## GOAL
Copy out the complete listing, word for word.

## SUPPLIED MATERIAL
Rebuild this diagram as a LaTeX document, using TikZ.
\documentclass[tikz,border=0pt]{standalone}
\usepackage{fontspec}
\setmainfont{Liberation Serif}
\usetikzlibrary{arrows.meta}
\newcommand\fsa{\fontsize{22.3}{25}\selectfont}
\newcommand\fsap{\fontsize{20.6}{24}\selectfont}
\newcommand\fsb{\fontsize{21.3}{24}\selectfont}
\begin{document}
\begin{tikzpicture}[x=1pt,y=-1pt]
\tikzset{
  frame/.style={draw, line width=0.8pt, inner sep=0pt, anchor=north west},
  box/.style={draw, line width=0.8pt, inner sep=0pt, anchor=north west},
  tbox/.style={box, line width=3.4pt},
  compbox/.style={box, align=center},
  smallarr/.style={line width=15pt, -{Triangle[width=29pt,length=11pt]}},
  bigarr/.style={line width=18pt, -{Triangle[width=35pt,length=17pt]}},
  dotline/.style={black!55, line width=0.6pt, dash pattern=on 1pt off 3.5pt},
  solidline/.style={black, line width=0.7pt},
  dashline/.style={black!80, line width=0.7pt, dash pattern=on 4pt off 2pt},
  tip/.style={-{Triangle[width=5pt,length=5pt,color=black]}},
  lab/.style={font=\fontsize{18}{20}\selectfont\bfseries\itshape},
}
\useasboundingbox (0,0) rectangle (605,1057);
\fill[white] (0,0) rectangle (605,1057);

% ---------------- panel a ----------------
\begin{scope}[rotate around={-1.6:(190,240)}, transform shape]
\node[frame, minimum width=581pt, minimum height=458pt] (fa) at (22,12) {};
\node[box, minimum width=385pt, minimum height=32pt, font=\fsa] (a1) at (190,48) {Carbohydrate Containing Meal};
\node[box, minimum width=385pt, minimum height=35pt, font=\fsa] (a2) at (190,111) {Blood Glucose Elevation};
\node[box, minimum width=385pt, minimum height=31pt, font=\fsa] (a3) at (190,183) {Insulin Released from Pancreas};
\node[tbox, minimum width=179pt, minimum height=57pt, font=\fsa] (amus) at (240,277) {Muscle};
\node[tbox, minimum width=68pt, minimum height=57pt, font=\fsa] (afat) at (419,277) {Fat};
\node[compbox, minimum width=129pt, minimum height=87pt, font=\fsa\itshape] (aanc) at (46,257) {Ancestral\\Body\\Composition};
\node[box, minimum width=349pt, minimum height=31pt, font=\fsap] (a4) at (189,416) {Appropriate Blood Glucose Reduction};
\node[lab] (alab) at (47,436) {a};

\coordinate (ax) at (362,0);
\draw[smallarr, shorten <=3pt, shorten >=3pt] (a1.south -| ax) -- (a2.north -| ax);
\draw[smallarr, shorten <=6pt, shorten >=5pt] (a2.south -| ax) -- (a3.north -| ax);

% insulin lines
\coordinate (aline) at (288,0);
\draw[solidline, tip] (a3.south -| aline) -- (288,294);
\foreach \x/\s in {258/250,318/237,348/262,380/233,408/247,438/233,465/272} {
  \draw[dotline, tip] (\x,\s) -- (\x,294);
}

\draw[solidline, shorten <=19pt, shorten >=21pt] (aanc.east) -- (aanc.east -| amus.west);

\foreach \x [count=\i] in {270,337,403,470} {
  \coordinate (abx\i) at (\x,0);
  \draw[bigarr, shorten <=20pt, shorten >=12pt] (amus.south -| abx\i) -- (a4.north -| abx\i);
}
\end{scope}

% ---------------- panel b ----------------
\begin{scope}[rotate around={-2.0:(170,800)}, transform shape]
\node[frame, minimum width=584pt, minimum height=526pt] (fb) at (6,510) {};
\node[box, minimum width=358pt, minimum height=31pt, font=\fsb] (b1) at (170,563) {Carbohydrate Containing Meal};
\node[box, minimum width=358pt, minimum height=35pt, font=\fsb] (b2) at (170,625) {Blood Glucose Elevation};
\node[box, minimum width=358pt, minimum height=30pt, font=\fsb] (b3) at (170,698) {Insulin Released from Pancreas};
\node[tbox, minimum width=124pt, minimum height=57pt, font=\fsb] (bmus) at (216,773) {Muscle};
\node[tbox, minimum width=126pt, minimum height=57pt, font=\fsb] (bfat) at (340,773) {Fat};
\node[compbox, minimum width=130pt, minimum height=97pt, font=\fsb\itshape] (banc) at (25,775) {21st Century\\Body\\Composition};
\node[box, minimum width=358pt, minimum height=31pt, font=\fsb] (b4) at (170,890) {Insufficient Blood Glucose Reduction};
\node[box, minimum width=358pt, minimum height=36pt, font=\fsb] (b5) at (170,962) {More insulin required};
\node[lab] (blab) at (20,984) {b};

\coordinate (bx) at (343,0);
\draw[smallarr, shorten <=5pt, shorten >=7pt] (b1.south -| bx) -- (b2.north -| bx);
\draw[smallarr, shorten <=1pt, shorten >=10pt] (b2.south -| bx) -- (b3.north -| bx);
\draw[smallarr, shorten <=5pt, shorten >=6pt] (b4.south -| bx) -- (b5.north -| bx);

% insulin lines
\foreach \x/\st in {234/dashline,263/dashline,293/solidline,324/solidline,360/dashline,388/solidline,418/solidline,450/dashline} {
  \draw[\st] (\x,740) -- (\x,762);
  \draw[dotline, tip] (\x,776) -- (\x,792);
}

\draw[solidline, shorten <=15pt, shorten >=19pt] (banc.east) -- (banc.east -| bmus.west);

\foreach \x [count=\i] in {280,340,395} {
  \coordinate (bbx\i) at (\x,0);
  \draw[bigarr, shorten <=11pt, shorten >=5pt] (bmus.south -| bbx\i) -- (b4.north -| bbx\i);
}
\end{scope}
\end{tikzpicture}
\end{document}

## EXERCISE OUTPUT
Rebuild this diagram as a LaTeX document, using TikZ.
\documentclass[tikz,border=0pt]{standalone}
\usepackage{fontspec}
\setmainfont{Liberation Serif}
\usetikzlibrary{arrows.meta}
\newcommand\fsa{\fontsize{22.3}{25}\selectfont}
\newcommand\fsap{\fontsize{20.6}{24}\selectfont}
\newcommand\fsb{\fontsize{21.3}{24}\selectfont}
\begin{document}
\begin{tikzpicture}[x=1pt,y=-1pt]
\tikzset{
  frame/.style={draw, line width=0.8pt, inner sep=0pt, anchor=north west},
  box/.style={draw, line width=0.8pt, inner sep=0pt, anchor=north west},
  tbox/.style={box, line width=3.4pt},
  compbox/.style={box, align=center},
  smallarr/.style={line width=15pt, -{Triangle[width=29pt,length=11pt]}},
  bigarr/.style={line width=18pt, -{Triangle[width=35pt,length=17pt]}},
  dotline/.style={black!55, line width=0.6pt, dash pattern=on 1pt off 3.5pt},
  solidline/.style={black, line width=0.7pt},
  dashline/.style={black!80, line width=0.7pt, dash pattern=on 4pt off 2pt},
  tip/.style={-{Triangle[width=5pt,length=5pt,color=black]}},
  lab/.style={font=\fontsize{18}{20}\selectfont\bfseries\itshape},
}
\useasboundingbox (0,0) rectangle (605,1057);
\fill[white] (0,0) rectangle (605,1057);

% ---------------- panel a ----------------
\begin{scope}[rotate around={-1.6:(190,240)}, transform shape]
\node[frame, minimum width=581pt, minimum height=458pt] (fa) at (22,12) {};
\node[box, minimum width=385pt, minimum height=32pt, font=\fsa] (a1) at (190,48) {Carbohydrate Containing Meal};
\node[box, minimum width=385pt, minimum height=35pt, font=\fsa] (a2) at (190,111) {Blood Glucose Elevation};
\node[box, minimum width=385pt, minimum height=31pt, font=\fsa] (a3) at (190,183) {Insulin Released from Pancreas};
\node[tbox, minimum width=179pt, minimum height=57pt, font=\fsa] (amus) at (240,277) {Muscle};
\node[tbox, minimum width=68pt, minimum height=57pt, font=\fsa] (afat) at (419,277) {Fat};
\node[compbox, minimum width=129pt, minimum height=87pt, font=\fsa\itshape] (aanc) at (46,257) {Ancestral\\Body\\Composition};
\node[box, minimum width=349pt, minimum height=31pt, font=\fsap] (a4) at (189,416) {Appropriate Blood Glucose Reduction};
\node[lab] (alab) at (47,436) {a};

\coordinate (ax) at (362,0);
\draw[smallarr, shorten <=3pt, shorten >=3pt] (a1.south -| ax) -- (a2.north -| ax);
\draw[smallarr, shorten <=6pt, shorten >=5pt] (a2.south -| ax) -- (a3.north -| ax);

% insulin lines
\coordinate (aline) at (288,0);
\draw[solidline, tip] (a3.south -| aline) -- (288,294);
\foreach \x/\s in {258/250,318/237,348/262,380/233,408/247,438/233,465/272} {
  \draw[dotline, tip] (\x,\s) -- (\x,294);
}

\draw[solidline, shorten <=19pt, shorten >=21pt] (aanc.east) -- (aanc.east -| amus.west);

\foreach \x [count=\i] in {270,337,403,470} {
  \coordinate (abx\i) at (\x,0);
  \draw[bigarr, shorten <=20pt, shorten >=12pt] (amus.south -| abx\i) -- (a4.north -| abx\i);
}
\end{scope}

% ---------------- panel b ----------------
\begin{scope}[rotate around={-2.0:(170,800)}, transform shape]
\node[frame, minimum width=584pt, minimum height=526pt] (fb) at (6,510) {};
\node[box, minimum width=358pt, minimum height=31pt, font=\fsb] (b1) at (170,563) {Carbohydrate Containing Meal};
\node[box, minimum width=358pt, minimum height=35pt, font=\fsb] (b2) at (170,625) {Blood Glucose Elevation};
\node[box, minimum width=358pt, minimum height=30pt, font=\fsb] (b3) at (170,698) {Insulin Released from Pancreas};
\node[tbox, minimum width=124pt, minimum height=57pt, font=\fsb] (bmus) at (216,773) {Muscle};
\node[tbox, minimum width=126pt, minimum height=57pt, font=\fsb] (bfat) at (340,773) {Fat};
\node[compbox, minimum width=130pt, minimum height=97pt, font=\fsb\itshape] (banc) at (25,775) {21st Century\\Body\\Composition};
\node[box, minimum width=358pt, minimum height=31pt, font=\fsb] (b4) at (170,890) {Insufficient Blood Glucose Reduction};
\node[box, minimum width=358pt, minimum height=36pt, font=\fsb] (b5) at (170,962) {More insulin required};
\node[lab] (blab) at (20,984) {b};

\coordinate (bx) at (343,0);
\draw[smallarr, shorten <=5pt, shorten >=7pt] (b1.south -| bx) -- (b2.north -| bx);
\draw[smallarr, shorten <=1pt, shorten >=10pt] (b2.south -| bx) -- (b3.north -| bx);
\draw[smallarr, shorten <=5pt, shorten >=6pt] (b4.south -| bx) -- (b5.north -| bx);

% insulin lines
\foreach \x/\st in {234/dashline,263/dashline,293/solidline,324/solidline,360/dashline,388/solidline,418/solidline,450/dashline} {
  \draw[\st] (\x,740) -- (\x,762);
  \draw[dotline, tip] (\x,776) -- (\x,792);
}

\draw[solidline, shorten <=15pt, shorten >=19pt] (banc.east) -- (banc.east -| bmus.west);

\foreach \x [count=\i] in {280,340,395} {
  \coordinate (bbx\i) at (\x,0);
  \draw[bigarr, shorten <=11pt, shorten >=5pt] (bmus.south -| bbx\i) -- (b4.north -| bbx\i);
}
\end{scope}
\end{tikzpicture}
\end{document}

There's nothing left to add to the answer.